The Cello Concerto starts with a slow and impressive introduction, interrupted by passages for the soloist, who then, in the following Allegro maestoso, launches into the principal subject of the movement, contrasted with the major key of the more lyrical secondary theme. Elements of the introduction are to return throughout, but specifically in the course of the central development. The abridged recapitulation brings back the two subjects, followed by a coda of some brilliance, capped by ominous reference to the slow introduction. The Intermezzo combines slow movement and scherzo, with the opening G minor Andantino con moto breaking into a G major Allegro-Presto, a process that is repeated. There is a Spanish touch in the Introduction of the last movement and this continues intermittently in the lively thematic material that follows, present in both melody and in jaunty rhythmic elements.

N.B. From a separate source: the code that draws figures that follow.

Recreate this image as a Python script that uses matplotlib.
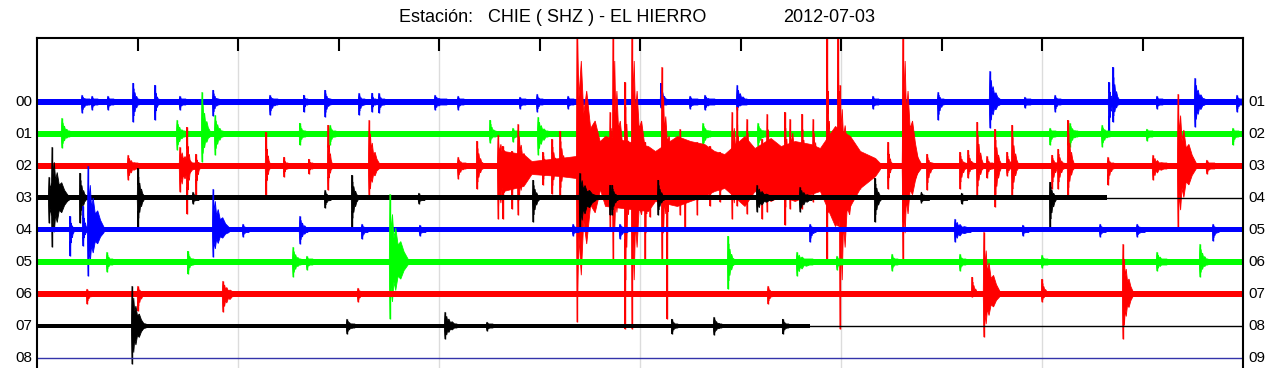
import numpy as np
import matplotlib.pyplot as plt

plt.rcParams['font.family'] = ['Liberation Sans', 'DejaVu Sans']

# helicorder CHIE (SHZ) El Hierro, 2012-07-03, one line = 60 min
# events: (minute, amplitude up, amplitude down, coda length in min), counts
labels_left = ['00', '01', '02', '03', '04', '05', '06', '07', '08']
labels_right = ['01', '02', '03', '04', '05', '06', '07', '08', '09']
noise = [3, 3, 3, 2.5, 2.5, 3, 2.5, 2, 0]
line_end = [60, 60, 60, 53.23, 60, 60, 60, 38.46, 0]

ev_00 = [(2.24, 7, 11, 0.4), (2.74, 6, 8, 0.3), (3.53, 6, 8, 0.3), (4.78, 19, 20, 0.3),
         (5.87, 17, 18, 0.2), (7.11, 6, 8, 0.3), (8.76, 12, 14, 0.3), (11.59, 7, 13, 0.4),
         (13.28, 7, 10, 0.2), (14.33, 12, 15, 0.3), (16.02, 9, 13, 0.3), (16.67, 9, 10, 0.2),
         (17.01, 9, 11, 0.3), (19.80, 7, 8, 0.6), (20.95, 6, 8, 0.3), (24.03, 5, 7, 0.3),
         (24.88, 8, 10, 0.3), (26.42, 6, 7, 0.3), (31.04, 19, 6, 0.3), (32.49, 6, 7, 0.4),
         (33.23, 7, 8, 0.5), (34.83, 17, 8, 0.5), (41.59, 6, 7, 0.3), (44.83, 10, 18, 0.3),
         (47.41, 31, 26, 0.5), (49.15, 5, 6, 0.3), (50.65, 7, 10, 0.3), (53.33, 20, 31, 0.2),
         (53.53, 35, 20, 0.3), (55.72, 6, 7, 0.3), (57.61, 24, 25, 0.5), (59.70, 7, 10, 0.3)]

ev_01 = [(1.24, 16, 14, 0.4), (6.97, 14, 16, 0.4), (8.21, 42, 28, 0.4), (8.86, 19, 21, 0.4),
         (13.08, 11, 11, 0.3), (14.58, 9, 11, 0.3), (22.54, 14, 9, 0.3), (23.68, 6, 8, 0.3),
         (24.93, 17, 21, 0.5), (33.13, 11, 13, 0.4), (35.87, 11, 13, 0.4), (50.40, 6, 11, 0.3),
         (51.39, 11, 13, 0.4), (52.99, 9, 13, 0.4), (55.22, 5, 7, 0.3), (59.50, 6, 11, 0.3)]

ev_02 = [(4.53, 11, 14, 0.5), (7.11, 19, 26, 0.8), (7.46, 39, 48, 0.2), (7.91, 12, 29, 0.2),
         (11.39, 34, 29, 0.2), (12.29, 9, 11, 0.2), (13.53, 7, 8, 0.2), (14.48, 41, 24, 0.2),
         (16.52, 46, 33, 0.5), (20.95, 9, 13, 0.4), (21.89, 25, 23, 0.3), (22.94, 31, 53, 1.0),
         (23.18, 20, 53, 0.2), (23.63, 15, 43, 0.2), (23.93, 42, 49, 0.5), (25.17, 14, 19, 0.3),
         (25.62, 27, 28, 0.3), (26.02, 35, 31, 0.3), (26.87, 150, 156, 1.5), (28.51, 54, 63, 0.6),
         (28.66, 150, 93, 0.6), (29.25, 84, 163, 0.3), (29.60, 150, 163, 0.8), (30.25, 24, 96, 0.3),
         (30.50, 14, 51, 0.3), (31.09, 99, 96, 0.6), (31.34, 20, 153, 0.1), (31.99, 37, 49, 0.5),
         (32.24, 20, 63, 0.2), (32.84, 24, 49, 0.4), (33.48, 20, 40, 0.3), (33.98, 14, 36, 0.3),
         (34.58, 54, 53, 0.8), (34.83, 59, 40, 0.2), (35.32, 47, 48, 0.4), (35.82, 15, 20, 0.3),
         (36.07, 27, 53, 0.3), (36.32, 52, 46, 0.5), (37.21, 54, 59, 0.3), (37.46, 47, 43, 1.0),
         (38.06, 52, 43, 0.3), (38.61, 47, 36, 0.4), (39.30, 150, 93, 0.2), (39.85, 150, 60, 0.2),
         (39.95, 81, 163, 0.8), (40.95, 14, 23, 0.8), (41.19, 11, 15, 0.2), (42.34, 24, 23, 0.2),
         (43.08, 150, 96, 0.8), (43.08, 67, 56, 0.9), (44.28, 12, 24, 0.3), (45.92, 14, 23, 0.3),
         (46.32, 16, 12, 0.3), (46.77, 44, 29, 0.3), (47.26, 10, 12, 0.3), (47.66, 37, 41, 0.3),
         (48.26, 14, 10, 0.3), (48.51, 41, 33, 0.3), (50.50, 11, 23, 0.3), (50.80, 17, 23, 0.3),
         (51.29, 46, 31, 0.3), (53.28, 9, 19, 0.3), (55.52, 11, 14, 0.7), (56.77, 72, 63, 0.9),
         (58.20, 6, 8, 0.4)]

# tremor envelope of the swarm on line 02: minute, up, down
swarm_t = [22.9, 23.2, 24.2, 24.6, 26.0, 26.8, 28.0, 28.26, 30.4, 30.75, 31.84, 32.5, 33.2,
           33.7, 34.2, 35.2, 35.7, 36.5, 37.0, 37.7, 38.5, 38.95, 39.7, 40.45, 40.95, 41.7, 41.94]
swarm_up = [3, 15, 12, 5, 8, 10, 25, 30, 20, 15, 30, 25, 22,
            15, 12, 30, 18, 28, 20, 25, 22, 18, 40, 30, 15, 8, 3]
swarm_dn = [3, 25, 20, 8, 10, 12, 23, 40, 45, 35, 40, 35, 30,
            25, 22, 40, 25, 35, 30, 35, 28, 25, 60, 40, 22, 10, 3]

ev_03 = [(0.60, 21, 25, 1.0), (0.75, 51, 49, 0.8), (2.14, 25, 25, 0.3), (5.02, 30, 29, 0.3),
         (7.76, 6, 6, 0.3), (14.33, 8, 10, 0.3), (15.67, 23, 29, 0.3), (19.00, 5, 6, 0.3),
         (24.68, 18, 24, 0.3), (27.01, 25, 32, 0.8), (28.51, 13, 17, 0.3), (28.61, 13, 17, 0.3),
         (30.90, 18, 17, 0.3), (35.82, 13, 14, 0.8), (37.96, 11, 14, 0.6), (41.69, 20, 24, 0.3),
         (44.00, 6, 5, 0.4), (46.00, 5, 6, 0.3), (50.40, 16, 30, 0.3)]

ev_04 = [(1.64, 14, 26, 0.2), (2.29, 24, 16, 0.2), (2.54, 64, 46, 0.8), (8.76, 41, 27, 0.8),
         (10.25, 6, 7, 0.3), (13.08, 14, 14, 0.4), (16.17, 6, 9, 0.3), (19.05, 5, 6, 0.3),
         (26.67, 6, 6, 0.3), (29.00, 6, 9, 0.4), (38.46, 6, 12, 0.3), (45.67, 11, 12, 0.8),
         (49.05, 5, 6, 0.3), (52.89, 6, 7, 0.3), (54.73, 6, 7, 0.4), (58.51, 6, 11, 0.3)]

ev_05 = [(3.48, 10, 10, 0.3), (7.51, 11, 12, 0.3), (12.74, 15, 15, 0.4), (13.43, 6, 8, 0.3),
         (17.56, 68, 57, 0.9), (34.38, 26, 27, 0.3), (37.81, 10, 14, 0.8), (39.80, 6, 8, 0.3),
         (42.54, 8, 9, 0.3), (45.92, 8, 9, 0.3), (50.00, 7, 6, 0.3), (55.72, 10, 9, 0.5),
         (57.86, 18, 15, 0.4)]

ev_06 = [(2.49, 5, 10, 0.3), (5.02, 8, 17, 0.3), (9.25, 13, 18, 0.6), (15.97, 6, 8, 0.3),
         (36.37, 8, 10, 0.3), (46.52, 17, 3, 0.3), (47.11, 62, 43, 0.8), (50.00, 15, 8, 0.3),
         (54.03, 50, 45, 0.5)]

ev_07 = [(4.73, 40, 38, 0.6), (4.83, 15, 16, 0.6), (15.42, 7, 8, 0.4), (20.30, 14, 13, 0.6),
         (22.39, 4, 5, 0.3), (31.59, 7, 8, 0.3), (33.68, 9, 9, 0.4), (37.11, 7, 8, 0.3)]

ev_08 = []

events = [ev_00, ev_01, ev_02, ev_03, ev_04, ev_05, ev_06, ev_07, ev_08]
colors = ['#0000ff', '#00ff00', '#ff0000', '#000000'] * 2 + ['#3333aa']
gain = 1 / 32.0   # counts -> line spacing

# drawing template for one event: position along coda, fraction of peak
coda_pos = np.array([0, 0.06, 0.14, 0.22, 0.32, 0.45, 0.6, 0.78, 1.0])
coda_amp = np.array([1.0, 0.45, 0.7, 0.35, 0.5, 0.25, 0.3, 0.15, 0.0])

fig = plt.figure(figsize=(12.8, 3.68), dpi=100)
ax = fig.add_axes([37 / 1280, 1 - 390 / 368, 1206 / 1280, 352 / 368])
ax.set_xlim(0, 60)
ax.set_ylim(-9, 2)

for xg in range(10, 60, 10):
    ax.axvline(xg, color='#dcdcdc', lw=1, zorder=0)

for i in range(len(labels_left)):
    base = -i
    c = colors[i]
    z = 2 + i
    n = noise[i]
    end = line_end[i]
    if end > 0:
        ax.fill_between([0, end], base - n * gain, base + n * gain, color=c, lw=0, zorder=z)
    if end < 60:
        ax.plot([end, 60], [base, base], color=c, lw=1, zorder=z)
    if i == 2:
        ax.fill_between(swarm_t, base - np.array(swarm_dn) * gain, base + np.array(swarm_up) * gain,
                        color=c, lw=0.5, zorder=z)
    for t, up, dn, dur in events[i]:
        xs = t + coda_pos * dur
        top = base + np.maximum(coda_amp * up, n) * gain
        bot = base - np.maximum(coda_amp * dn, n) * gain
        ax.fill(np.concatenate([[t - 0.03], xs, xs[::-1], [t - 0.03]]),
                np.concatenate([[base + n * gain], top, bot[::-1], [base - n * gain]]),
                color=c, lw=0.6, zorder=z)
        ax.vlines(t, base - dn * gain, base + up * gain, color=c, lw=1.0, zorder=z)
    ax.text(-0.25, base, labels_left[i], ha='right', va='center', fontsize=11, clip_on=False)
    ax.text(60.25, base, labels_right[i], ha='left', va='center', fontsize=11, clip_on=False)

ax.set_xticks(np.arange(5, 60, 5))
ax.set_yticks([])
ax.tick_params(axis='x', direction='in', length=9, width=1.5, top=True, bottom=True,
               labeltop=False, labelbottom=False)
for s in ax.spines.values():
    s.set_linewidth(1.5)
    s.set_zorder(20)

fig.text(399 / 1280, 1 - 18 / 368, 'Estación:   CHIE ( SHZ ) - EL HIERRO', ha='left', va='center', fontsize=13)
fig.text(783 / 1280, 1 - 18 / 368, '2012-07-03', ha='left', va='center', fontsize=13)

fig.savefig('out.png', dpi=100)
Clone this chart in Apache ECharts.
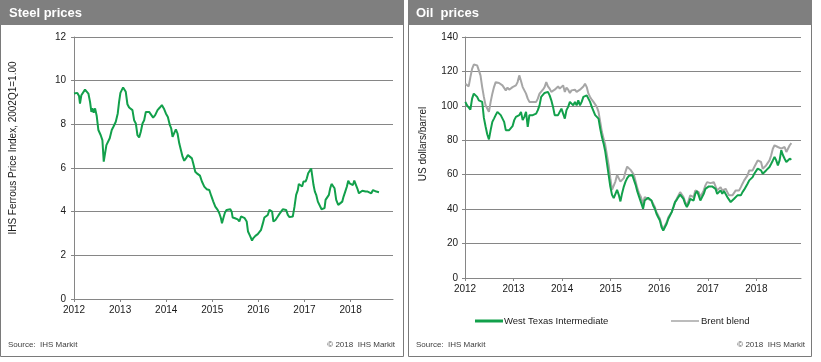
<!DOCTYPE html>
<html><head><meta charset="utf-8">
<script src="https://cdn.jsdelivr.net/npm/echarts@6/dist/echarts.min.js"></script>
<style>html,body{margin:0;padding:0;background:#fff}#c{width:821px;height:362px}</style>
</head><body><div id="c"></div>
<script>
// ---- Data ----
const titles = ['Steel prices', 'Oil  prices'];
const steelAxisName = 'IHS Ferrous Price Index, 2002Q1=1.00';
const oilAxisName = 'US dollars/barrel';
const seriesNames = ['West Texas Intermediate', 'Brent blend'];

const steelYears = [
 2012.000,2012.036,2012.072,2012.109,2012.130,2012.159,2012.196,2012.239,2012.275,2012.312,
 2012.348,2012.377,2012.399,2012.428,2012.457,2012.493,2012.529,2012.580,2012.616,2012.645,
 2012.674,2012.703,2012.732,2012.775,2012.819,2012.855,2012.877,2012.906,2012.949,2012.978,
 2013.007,2013.036,2013.065,2013.094,2013.123,2013.159,2013.196,2013.232,2013.268,2013.304,
 2013.341,2013.377,2013.413,2013.449,2013.486,2013.522,2013.558,2013.594,2013.630,2013.667,
 2013.717,2013.761,2013.812,2013.862,2013.906,2013.949,2013.993,2014.036,2014.080,2014.109,
 2014.138,2014.181,2014.210,2014.246,2014.283,2014.319,2014.355,2014.391,2014.428,2014.471,
 2014.514,2014.558,2014.587,2014.630,2014.681,2014.732,2014.775,2014.826,2014.877,2014.935,
 2014.978,2015.022,2015.065,2015.116,2015.152,2015.188,2015.210,2015.239,2015.275,2015.312,
 2015.355,2015.391,2015.420,2015.442,2015.493,2015.551,2015.587,2015.623,2015.659,2015.703,
 2015.746,2015.775,2015.819,2015.862,2015.891,2015.935,2015.986,2016.022,2016.058,2016.094,
 2016.130,2016.167,2016.203,2016.239,2016.268,2016.297,2016.326,2016.370,2016.420,2016.457,
 2016.493,2016.529,2016.565,2016.601,2016.638,2016.674,2016.710,2016.746,2016.783,2016.819,
 2016.855,2016.877,2016.906,2016.949,2016.978,2017.022,2017.051,2017.080,2017.109,2017.145,
 2017.167,2017.196,2017.225,2017.254,2017.290,2017.326,2017.370,2017.413,2017.435,2017.457,
 2017.493,2017.529,2017.558,2017.587,2017.616,2017.652,2017.688,2017.732,2017.775,2017.819,
 2017.848,2017.884,2017.920,2017.949,2017.978,2018.014,2018.051,2018.080,2018.109,2018.145,
 2018.181,2018.217,2018.254,2018.290,2018.326,2018.370,2018.413,2018.449,2018.486,2018.522,
 2018.558,2018.616
];
const steelIndex = [
 9.41,9.33,9.44,9.30,8.95,9.33,9.38,9.59,9.67,9.41,
 9.03,8.57,8.73,8.53,8.73,8.38,7.74,7.50,7.28,6.29,
 6.67,7.05,7.13,7.36,7.74,7.89,7.81,8.12,8.50,9.03,
 9.44,9.49,9.69,9.64,9.49,8.92,8.77,8.73,8.65,8.19,
 8.04,7.50,7.40,7.66,8.04,8.19,8.57,8.65,8.57,8.57,
 8.31,8.42,8.65,8.77,8.88,8.73,8.50,8.34,7.96,7.81,
 7.43,7.40,7.77,7.58,7.13,6.82,6.52,6.33,6.44,6.59,
 6.55,6.44,6.21,5.83,5.73,5.65,5.38,5.15,5.03,4.99,
 4.72,4.46,4.23,4.08,3.93,3.70,3.47,3.70,3.96,4.08,
 4.08,4.11,4.00,3.73,3.70,3.65,3.55,3.78,3.75,3.70,
 3.55,3.09,2.89,2.68,2.79,2.89,2.97,2.98,3.17,3.44,
 3.73,3.78,3.85,4.08,4.16,4.00,3.55,3.62,3.78,3.90,
 4.00,4.11,4.16,4.08,3.85,3.75,3.70,3.78,4.23,4.77,
 4.99,5.27,5.22,5.15,5.38,5.38,5.53,5.76,5.83,5.98,
 5.91,5.22,4.92,4.77,4.46,4.38,4.11,4.08,4.16,4.54,
 4.61,4.77,5.07,5.27,5.22,5.07,4.54,4.31,4.35,4.46,
 4.69,4.92,5.15,5.42,5.30,5.38,5.22,5.42,5.33,5.07,
 4.84,4.92,4.96,4.99,4.92,4.92,4.84,4.84,4.99,4.96,
 4.92,4.89
];

const oilYears = [
 2012.007,2012.042,2012.076,2012.111,2012.146,2012.181,2012.215,2012.250,2012.285,2012.319,
 2012.354,2012.389,2012.424,2012.458,2012.493,2012.528,2012.563,2012.597,2012.632,2012.667,
 2012.701,2012.736,2012.771,2012.806,2012.840,2012.875,2012.910,2012.944,2012.979,
 2013.014,2013.049,2013.083,2013.118,2013.153,2013.188,2013.222,2013.257,2013.292,2013.326,
 2013.361,2013.396,2013.431,2013.465,2013.500,2013.535,2013.569,2013.604,2013.639,2013.674,
 2013.708,2013.743,2013.778,2013.813,2013.847,2013.882,2013.917,2013.951,2013.986,
 2014.021,2014.056,2014.090,2014.125,2014.160,2014.194,2014.229,2014.264,2014.299,2014.333,
 2014.368,2014.403,2014.438,2014.472,2014.507,2014.542,2014.576,2014.611,2014.646,2014.681,
 2014.715,2014.750,2014.785,2014.819,2014.854,2014.889,2014.924,2014.958,2014.993,
 2015.028,2015.063,2015.097,2015.132,2015.167,2015.201,2015.236,2015.271,2015.306,2015.340,
 2015.375,2015.410,2015.444,2015.479,2015.514,2015.549,2015.583,2015.618,2015.653,
 2015.667,2015.701,
 2015.736,2015.771,2015.806,2015.840,2015.875,2015.910,2015.944,2015.979,
 2016.014,2016.049,2016.083,2016.118,2016.153,2016.188,2016.222,2016.257,2016.292,2016.326,
 2016.361,2016.396,2016.431,2016.465,2016.500,2016.535,2016.569,2016.604,2016.639,2016.674,
 2016.708,2016.743,2016.778,2016.813,2016.847,2016.882,2016.917,2016.951,2016.986,
 2017.021,2017.056,2017.090,2017.125,2017.160,2017.194,2017.229,2017.264,2017.299,2017.333,
 2017.368,2017.403,2017.438,2017.472,2017.507,2017.542,2017.576,2017.611,2017.646,2017.681,
 2017.715,2017.750,2017.785,2017.819,2017.854,2017.889,2017.924,2017.958,2017.993,
 2018.028,2018.063,2018.097,2018.132,2018.167,2018.201,2018.236,2018.271,2018.306,2018.340,
 2018.375,2018.410,2018.444,2018.479,2018.514,2018.549,2018.583,2018.618,2018.653,2018.688,
 2018.722
];
const wti = [
 102.3,100.3,99.4,97.8,104.2,107.1,106.1,105.2,103.2,102.3,
 102.3,93,88,83.5,80.5,85.9,90.7,92.6,94.6,96.5,
 97.5,94.6,93.6,90.7,85.9,86.8,85.9,86.8,88.2,91.7,
 93.6,92.6,94.6,96.5,91.7,93.6,96.5,87.8,94.6,93.6,
 94.6,95.5,95.5,97.5,100.3,105.2,106.1,107.5,107.1,108.1,
 106.1,103.2,99.4,94.6,93.6,94.6,96.5,98.4,95.5,92.6,
 97.5,99.4,102.3,101.3,100.3,102.3,100.3,103.2,100.3,102.3,
 105.2,104.2,106.1,105.2,102.3,99.4,98.4,94.6,93.6,92.6,
 86.8,82.0,78.2,73.4,66.6,59.9,53.1,48.3,46.4,45.4,
 51.2,48.3,44.5,49.3,53.1,56,58,59.3,58.9,59.9,
 58.9,54.1,50.3,47.4,44.5,41.6,
 40.2,45,46,46.6,46,45,42.1,40.2,37.3,35.3,
 33.4,29.5,27.6,27.6,31.5,34.4,36.3,38.3,41.2,44.1,
 45.4,47,48.5,48,46,43.1,41.2,43.1,46,47,
 45,48.9,50.5,48,45,44.1,48.9,51.8,52.8,53.2,
 52.4,53.2,53.8,51.8,48.9,48,50.9,48.9,50.5,49.9,
 47,46,44.1,45,46,47,48,48.9,48,49.9,
 51.3,52.4,54.8,56.7,57.7,58.6,60.6,62.1,63.5,64.5,
 62.5,60.6,61.6,62.5,62.1,64.5,66.4,68.3,70.3,68.3,
 65.4,68.3,74.2,71.3,69.3,67.4,68.3,69.3,68.7
];
const brent = [
 112.9,111.9,111.3,116.7,121.5,124,124.4,123.5,120.6,117.7,
 110.9,105.2,100.3,98.5,96.5,102.3,107.1,110.9,113.8,114.4,
 113.3,113.8,111.9,112.9,109.0,110.6,109.4,109.0,110.9,110.0,
 111.9,113.8,117.7,114.4,110.9,110.0,107.1,104.2,102.3,103.2,
 102.3,103.2,102.3,104.2,107.1,108.1,109.4,110.9,113.8,111.3,
 110.0,108.1,108.1,109.4,109.0,111.3,110.0,110.9,111.9,108.1,
 110.6,109.4,107.5,109.0,108.1,109.4,108.1,109.0,109.4,109.0,
 111.3,112.9,110.9,107.1,105.2,103.6,102.3,101.3,99.4,96.5,
 90.7,84.9,81.1,77.2,71.4,65.7,58,51.2,50.3,56,
 59.9,60.8,56,55.1,58,61.8,64.7,63.7,62.8,61.8,
 59.9,56,52.2,49.3,47.4,46.4,
 43.1,47,48,46,47,45,43.1,41.2,38.3,36.3,
 34.4,30.5,28.5,28.5,32.4,35.3,36.3,38.3,41.2,44.1,
 46,48,49.9,48.9,47,44.1,42.1,45,48,48.9,
 47,50.9,51.8,49.9,47,46,50.9,53.8,55.7,56.1,
 55.1,55.7,55.7,53.2,50.9,49.9,52.8,50.9,51.8,51.8,
 49.9,48,47,48,48.9,50.9,51.3,50.9,52.8,54.8,
 56.7,57.1,59.6,62.5,63.5,62.5,64.5,66.4,68.3,69.3,
 67.4,63.5,64.5,65.4,66.4,68.3,71.3,75.1,77.1,78.1,
 76.1,77.1,75.1,74.2,76.1,73.2,74.2,77.1,78.4
];

// ---- Chart ----
const FONT = '"Liberation Sans", Arial, sans-serif';
const GREEN = '#12a04b';
const GREY = '#a6a6a6';
const AX = '#868686';
const TXT = '#1a1a1a';

function pairs(xs, ys) { return xs.map((x, i) => [x, ys[i]]); }

function xAxisCfg(gridIndex) {
  return {
    type: 'value', gridIndex, min: 2012, max: 2018.92, interval: 1,
    axisLine: { show: true, lineStyle: { color: AX, width: 1 } },
    axisTick: { show: true, length: 3, lineStyle: { color: AX } },
    splitLine: { show: false },
    axisLabel: {
      margin: 6, color: TXT, fontSize: 10, fontFamily: FONT,
      showMaxLabel: false,
      formatter: v => (Math.abs(v - Math.round(v)) < 1e-6 ? String(Math.round(v)) : '')
    }
  };
}
function yAxisCfg(gridIndex, max, interval, margin) {
  return {
    type: 'value', gridIndex, min: 0, max, interval,
    axisLine: { show: true, lineStyle: { color: AX, width: 1 } },
    axisTick: { show: true, length: 3, lineStyle: { color: AX } },
    splitLine: { show: true, lineStyle: { color: AX, width: 1 } },
    axisLabel: { margin, color: TXT, fontSize: 10, fontFamily: FONT }
  };
}

const chart = echarts.init(document.getElementById('c'), null, { renderer: 'canvas' });
chart.setOption({
  animation: false,
  backgroundColor: '#fff',
  grid: [
    { left: 74, top: 37, width: 319, height: 262 },
    { left: 465, top: 37, width: 336, height: 241 }
  ],
  xAxis: [xAxisCfg(0), xAxisCfg(1)],
  yAxis: [yAxisCfg(0, 12, 2, 8), yAxisCfg(1, 140, 20, 7)],
  legend: [
    { data: [seriesNames[0]], left: 475, top: 316, padding: 0, icon: 'rect', itemWidth: 28, itemHeight: 3,
      textStyle: { color: TXT, fontSize: 9.5, fontFamily: FONT, padding: [0, 0, 0, -4] } },
    { data: [seriesNames[1]], left: 671, top: 316, padding: 0, icon: 'rect', itemWidth: 28, itemHeight: 1.5,
      textStyle: { color: TXT, fontSize: 9.5, fontFamily: FONT, padding: [0, 0, 0, -3] } }
  ],
  series: [
    { name: 'Steel', type: 'line', xAxisIndex: 0, yAxisIndex: 0, data: pairs(steelYears, steelIndex),
      showSymbol: false, symbol: 'none', lineStyle: { color: GREEN, width: 2 }, itemStyle: { color: GREEN } },
    { name: seriesNames[1], type: 'line', xAxisIndex: 1, yAxisIndex: 1, data: pairs(oilYears, brent),
      showSymbol: false, symbol: 'none', lineStyle: { color: GREY, width: 2 }, itemStyle: { color: GREY } },
    { name: seriesNames[0], type: 'line', xAxisIndex: 1, yAxisIndex: 1, data: pairs(oilYears, wti),
      showSymbol: false, symbol: 'none', lineStyle: { color: GREEN, width: 2 }, itemStyle: { color: GREEN } }
  ],
  graphic: [
    { type: 'rect', shape: { x: 0.5, y: 0.5, width: 403, height: 356 }, style: { fill: 'none', stroke: '#7a7a7a', lineWidth: 1 }, silent: true },
    { type: 'rect', shape: { x: 408.5, y: 0.5, width: 403, height: 356 }, style: { fill: 'none', stroke: '#7a7a7a', lineWidth: 1 }, silent: true },
    { type: 'rect', shape: { x: 0, y: 0, width: 404, height: 25 }, style: { fill: '#7f7f7f' }, silent: true },
    { type: 'rect', shape: { x: 408, y: 0, width: 404, height: 25 }, style: { fill: '#7f7f7f' }, silent: true },
    { type: 'text', x: 9, y: 13, style: { text: titles[0], fill: '#fff', font: 'bold 13px ' + FONT, textVerticalAlign: 'middle' }, silent: true },
    { type: 'text', x: 416, y: 13, style: { text: titles[1], fill: '#fff', font: 'bold 13px ' + FONT, textVerticalAlign: 'middle', whiteSpace: 'pre' }, silent: true },
    { type: 'text', x: 13, y: 148, rotation: Math.PI / 2, style: { text: steelAxisName, fill: TXT, font: '10px ' + FONT, textAlign: 'center', textVerticalAlign: 'middle' }, silent: true },
    { type: 'text', x: 423, y: 144, rotation: Math.PI / 2, style: { text: oilAxisName, fill: TXT, font: '10px ' + FONT, textAlign: 'center', textVerticalAlign: 'middle' }, silent: true },
    { type: 'text', x: 8, y: 345, style: { text: 'Source:  IHS Markit', fill: '#404040', font: '8px ' + FONT, textVerticalAlign: 'middle' }, silent: true },
    { type: 'text', x: 395, y: 345, style: { text: '© 2018  IHS Markit', fill: '#404040', font: '8px ' + FONT, textAlign: 'right', textVerticalAlign: 'middle' }, silent: true },
    { type: 'text', x: 416, y: 345, style: { text: 'Source:  IHS Markit', fill: '#404040', font: '8px ' + FONT, textVerticalAlign: 'middle' }, silent: true },
    { type: 'text', x: 805, y: 345, style: { text: '© 2018  IHS Markit', fill: '#404040', font: '8px ' + FONT, textAlign: 'right', textVerticalAlign: 'middle' }, silent: true }
  ]
});
</script>
</body></html>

Lalo's Cello Sonata was written in 1856, at a time when he was preoccupied as a performer and as a composer with chamber music. The sonata opens dramatically, with a secondary theme providing the necessary contrast of key and mood to the threat implicit in the motif with which the sonata had begun. There is a gentle lyricism and serenity in the second movement. This is dispelled at once by the forthright vigour of the final Allegro, interrupted by a hesitant passage, before the movement resumes its original impetus and proceeds to its rhetorical conclusion.
The Chants russes is a transcription for cello and piano of the second movement of Lalo's Concerto russe. The movement first offers the Russian theme in conjunction with the solemn chords of the piano, before going forward to a more impassioned central section.